● Stated exercise: Set the listing down again in full, word for word, with the pictures left out.

- - - -

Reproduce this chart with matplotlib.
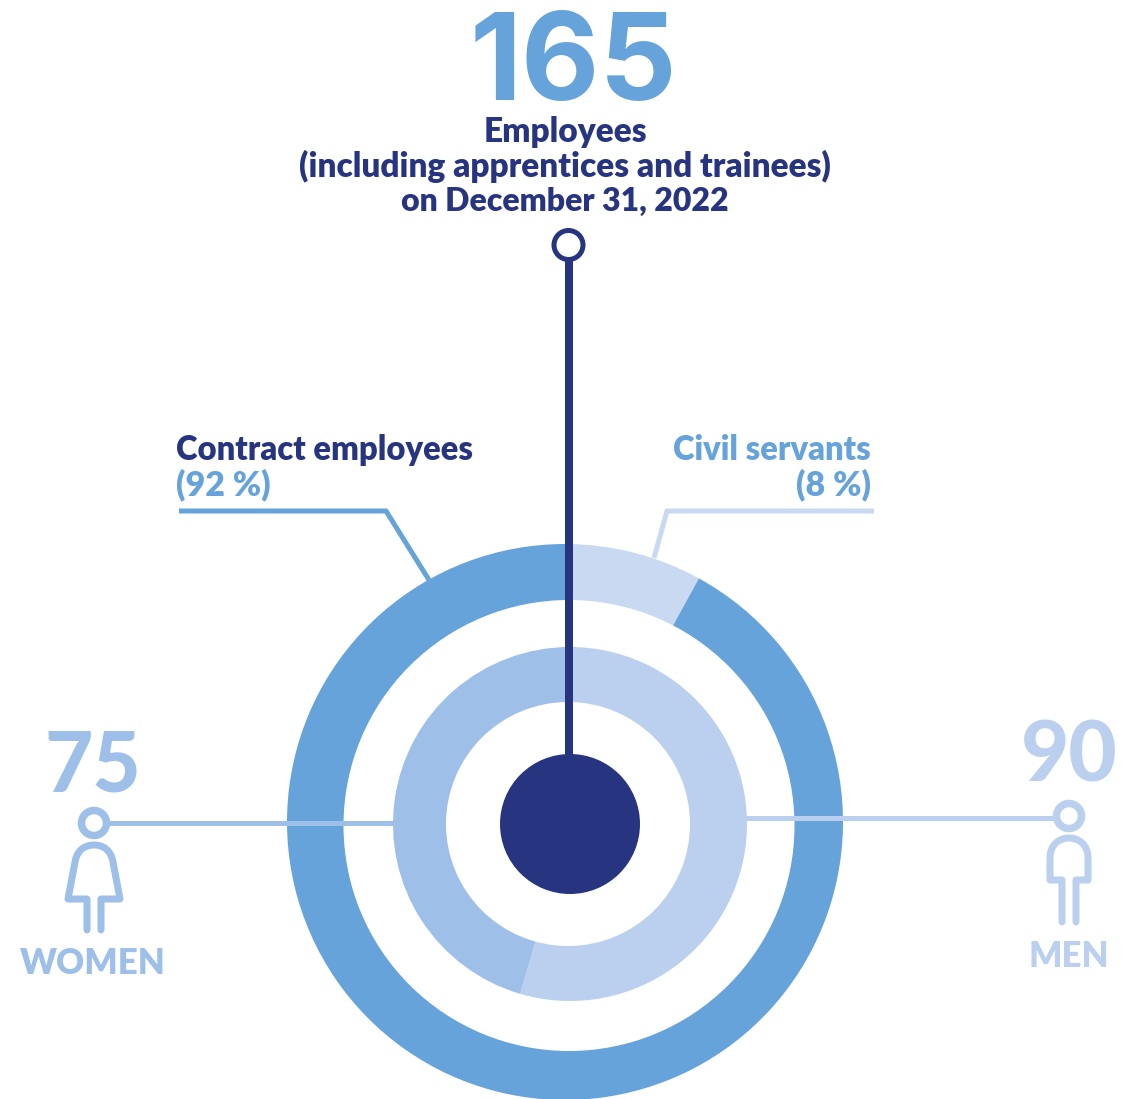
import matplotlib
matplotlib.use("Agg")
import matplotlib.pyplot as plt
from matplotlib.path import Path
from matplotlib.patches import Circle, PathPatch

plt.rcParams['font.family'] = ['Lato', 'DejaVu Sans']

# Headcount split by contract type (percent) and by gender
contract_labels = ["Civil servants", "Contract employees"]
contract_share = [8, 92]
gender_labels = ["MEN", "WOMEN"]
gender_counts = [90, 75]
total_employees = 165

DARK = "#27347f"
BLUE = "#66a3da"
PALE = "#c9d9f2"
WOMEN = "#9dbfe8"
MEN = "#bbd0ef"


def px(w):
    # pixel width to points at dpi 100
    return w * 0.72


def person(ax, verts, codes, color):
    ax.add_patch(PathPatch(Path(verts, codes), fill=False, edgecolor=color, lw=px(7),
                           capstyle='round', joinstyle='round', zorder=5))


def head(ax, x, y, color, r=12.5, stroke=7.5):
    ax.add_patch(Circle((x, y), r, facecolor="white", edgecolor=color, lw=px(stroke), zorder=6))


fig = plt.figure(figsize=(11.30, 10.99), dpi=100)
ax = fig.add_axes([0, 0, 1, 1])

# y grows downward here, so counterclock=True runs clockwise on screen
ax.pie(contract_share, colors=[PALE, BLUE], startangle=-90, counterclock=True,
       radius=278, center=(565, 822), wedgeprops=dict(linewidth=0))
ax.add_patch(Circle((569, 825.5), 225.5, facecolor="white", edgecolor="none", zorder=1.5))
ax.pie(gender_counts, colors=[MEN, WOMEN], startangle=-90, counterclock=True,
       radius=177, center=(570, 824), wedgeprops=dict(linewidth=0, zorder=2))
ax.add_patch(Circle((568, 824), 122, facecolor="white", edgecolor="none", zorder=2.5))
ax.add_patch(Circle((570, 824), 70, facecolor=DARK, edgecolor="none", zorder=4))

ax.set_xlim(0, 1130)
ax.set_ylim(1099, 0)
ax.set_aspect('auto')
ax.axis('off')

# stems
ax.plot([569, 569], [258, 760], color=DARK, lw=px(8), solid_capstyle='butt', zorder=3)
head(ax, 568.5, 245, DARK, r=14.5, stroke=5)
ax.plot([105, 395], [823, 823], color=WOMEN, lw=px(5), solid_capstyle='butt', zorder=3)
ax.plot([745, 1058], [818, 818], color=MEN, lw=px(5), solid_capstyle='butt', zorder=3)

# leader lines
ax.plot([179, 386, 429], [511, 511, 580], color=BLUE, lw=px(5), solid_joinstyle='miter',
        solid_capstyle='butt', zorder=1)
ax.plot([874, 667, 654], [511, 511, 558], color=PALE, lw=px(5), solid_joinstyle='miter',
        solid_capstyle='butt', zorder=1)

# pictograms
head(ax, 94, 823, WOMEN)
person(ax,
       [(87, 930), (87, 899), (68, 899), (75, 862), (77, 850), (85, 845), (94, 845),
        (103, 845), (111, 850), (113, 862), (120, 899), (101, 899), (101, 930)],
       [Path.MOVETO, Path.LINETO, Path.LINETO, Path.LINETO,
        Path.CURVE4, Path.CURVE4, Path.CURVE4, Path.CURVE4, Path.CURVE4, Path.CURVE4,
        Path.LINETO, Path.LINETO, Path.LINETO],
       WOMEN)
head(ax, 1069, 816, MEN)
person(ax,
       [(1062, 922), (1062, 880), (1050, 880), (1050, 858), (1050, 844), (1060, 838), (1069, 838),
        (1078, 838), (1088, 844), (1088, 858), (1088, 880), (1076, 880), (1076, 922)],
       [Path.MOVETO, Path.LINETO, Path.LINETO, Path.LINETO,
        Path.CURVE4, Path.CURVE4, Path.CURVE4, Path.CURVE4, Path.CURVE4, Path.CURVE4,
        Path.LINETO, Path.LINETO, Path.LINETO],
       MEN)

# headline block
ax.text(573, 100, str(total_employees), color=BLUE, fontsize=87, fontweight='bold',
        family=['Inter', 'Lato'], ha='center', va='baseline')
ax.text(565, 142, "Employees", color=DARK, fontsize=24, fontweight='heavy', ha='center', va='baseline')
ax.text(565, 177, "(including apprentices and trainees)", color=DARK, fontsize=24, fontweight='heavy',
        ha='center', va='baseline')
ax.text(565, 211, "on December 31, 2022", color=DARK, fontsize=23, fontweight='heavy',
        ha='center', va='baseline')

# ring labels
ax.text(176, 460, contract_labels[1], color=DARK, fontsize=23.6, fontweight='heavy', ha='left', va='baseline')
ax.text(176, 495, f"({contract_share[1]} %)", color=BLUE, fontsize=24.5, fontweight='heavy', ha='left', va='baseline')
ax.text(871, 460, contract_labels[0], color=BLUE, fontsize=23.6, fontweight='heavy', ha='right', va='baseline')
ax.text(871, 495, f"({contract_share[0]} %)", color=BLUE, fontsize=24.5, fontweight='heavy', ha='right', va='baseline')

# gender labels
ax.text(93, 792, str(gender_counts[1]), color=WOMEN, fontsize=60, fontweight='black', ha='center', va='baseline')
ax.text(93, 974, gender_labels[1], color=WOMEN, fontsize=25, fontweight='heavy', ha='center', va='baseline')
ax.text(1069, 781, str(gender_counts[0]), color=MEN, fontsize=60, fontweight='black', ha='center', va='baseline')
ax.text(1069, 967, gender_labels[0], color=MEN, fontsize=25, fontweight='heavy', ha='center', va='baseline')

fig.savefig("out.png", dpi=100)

- - - -

● The result:
Reproduce this chart with matplotlib.
import matplotlib
matplotlib.use("Agg")
import matplotlib.pyplot as plt
from matplotlib.path import Path
from matplotlib.patches import Circle, PathPatch

plt.rcParams['font.family'] = ['Lato', 'DejaVu Sans']

# Headcount split by contract type (percent) and by gender
contract_labels = ["Civil servants", "Contract employees"]
contract_share = [8, 92]
gender_labels = ["MEN", "WOMEN"]
gender_counts = [90, 75]
total_employees = 165

DARK = "#27347f"
BLUE = "#66a3da"
PALE = "#c9d9f2"
WOMEN = "#9dbfe8"
MEN = "#bbd0ef"


def px(w):
    # pixel width to points at dpi 100
    return w * 0.72


def person(ax, verts, codes, color):
    ax.add_patch(PathPatch(Path(verts, codes), fill=False, edgecolor=color, lw=px(7),
                           capstyle='round', joinstyle='round', zorder=5))


def head(ax, x, y, color, r=12.5, stroke=7.5):
    ax.add_patch(Circle((x, y), r, facecolor="white", edgecolor=color, lw=px(stroke), zorder=6))


fig = plt.figure(figsize=(11.30, 10.99), dpi=100)
ax = fig.add_axes([0, 0, 1, 1])

# y grows downward here, so counterclock=True runs clockwise on screen
ax.pie(contract_share, colors=[PALE, BLUE], startangle=-90, counterclock=True,
       radius=278, center=(565, 822), wedgeprops=dict(linewidth=0))
ax.add_patch(Circle((569, 825.5), 225.5, facecolor="white", edgecolor="none", zorder=1.5))
ax.pie(gender_counts, colors=[MEN, WOMEN], startangle=-90, counterclock=True,
       radius=177, center=(570, 824), wedgeprops=dict(linewidth=0, zorder=2))
ax.add_patch(Circle((568, 824), 122, facecolor="white", edgecolor="none", zorder=2.5))
ax.add_patch(Circle((570, 824), 70, facecolor=DARK, edgecolor="none", zorder=4))

ax.set_xlim(0, 1130)
ax.set_ylim(1099, 0)
ax.set_aspect('auto')
ax.axis('off')

# stems
ax.plot([569, 569], [258, 760], color=DARK, lw=px(8), solid_capstyle='butt', zorder=3)
head(ax, 568.5, 245, DARK, r=14.5, stroke=5)
ax.plot([105, 395], [823, 823], color=WOMEN, lw=px(5), solid_capstyle='butt', zorder=3)
ax.plot([745, 1058], [818, 818], color=MEN, lw=px(5), solid_capstyle='butt', zorder=3)

# leader lines
ax.plot([179, 386, 429], [511, 511, 580], color=BLUE, lw=px(5), solid_joinstyle='miter',
        solid_capstyle='butt', zorder=1)
ax.plot([874, 667, 654], [511, 511, 558], color=PALE, lw=px(5), solid_joinstyle='miter',
        solid_capstyle='butt', zorder=1)

# pictograms
head(ax, 94, 823, WOMEN)
person(ax,
       [(87, 930), (87, 899), (68, 899), (75, 862), (77, 850), (85, 845), (94, 845),
        (103, 845), (111, 850), (113, 862), (120, 899), (101, 899), (101, 930)],
       [Path.MOVETO, Path.LINETO, Path.LINETO, Path.LINETO,
        Path.CURVE4, Path.CURVE4, Path.CURVE4, Path.CURVE4, Path.CURVE4, Path.CURVE4,
        Path.LINETO, Path.LINETO, Path.LINETO],
       WOMEN)
head(ax, 1069, 816, MEN)
person(ax,
       [(1062, 922), (1062, 880), (1050, 880), (1050, 858), (1050, 844), (1060, 838), (1069, 838),
        (1078, 838), (1088, 844), (1088, 858), (1088, 880), (1076, 880), (1076, 922)],
       [Path.MOVETO, Path.LINETO, Path.LINETO, Path.LINETO,
        Path.CURVE4, Path.CURVE4, Path.CURVE4, Path.CURVE4, Path.CURVE4, Path.CURVE4,
        Path.LINETO, Path.LINETO, Path.LINETO],
       MEN)

# headline block
ax.text(573, 100, str(total_employees), color=BLUE, fontsize=87, fontweight='bold',
        family=['Inter', 'Lato'], ha='center', va='baseline')
ax.text(565, 142, "Employees", color=DARK, fontsize=24, fontweight='heavy', ha='center', va='baseline')
ax.text(565, 177, "(including apprentices and trainees)", color=DARK, fontsize=24, fontweight='heavy',
        ha='center', va='baseline')
ax.text(565, 211, "on December 31, 2022", color=DARK, fontsize=23, fontweight='heavy',
        ha='center', va='baseline')

# ring labels
ax.text(176, 460, contract_labels[1], color=DARK, fontsize=23.6, fontweight='heavy', ha='left', va='baseline')
ax.text(176, 495, f"({contract_share[1]} %)", color=BLUE, fontsize=24.5, fontweight='heavy', ha='left', va='baseline')
ax.text(871, 460, contract_labels[0], color=BLUE, fontsize=23.6, fontweight='heavy', ha='right', va='baseline')
ax.text(871, 495, f"({contract_share[0]} %)", color=BLUE, fontsize=24.5, fontweight='heavy', ha='right', va='baseline')

# gender labels
ax.text(93, 792, str(gender_counts[1]), color=WOMEN, fontsize=60, fontweight='black', ha='center', va='baseline')
ax.text(93, 974, gender_labels[1], color=WOMEN, fontsize=25, fontweight='heavy', ha='center', va='baseline')
ax.text(1069, 781, str(gender_counts[0]), color=MEN, fontsize=60, fontweight='black', ha='center', va='baseline')
ax.text(1069, 967, gender_labels[0], color=MEN, fontsize=25, fontweight='heavy', ha='center', va='baseline')

fig.savefig("out.png", dpi=100)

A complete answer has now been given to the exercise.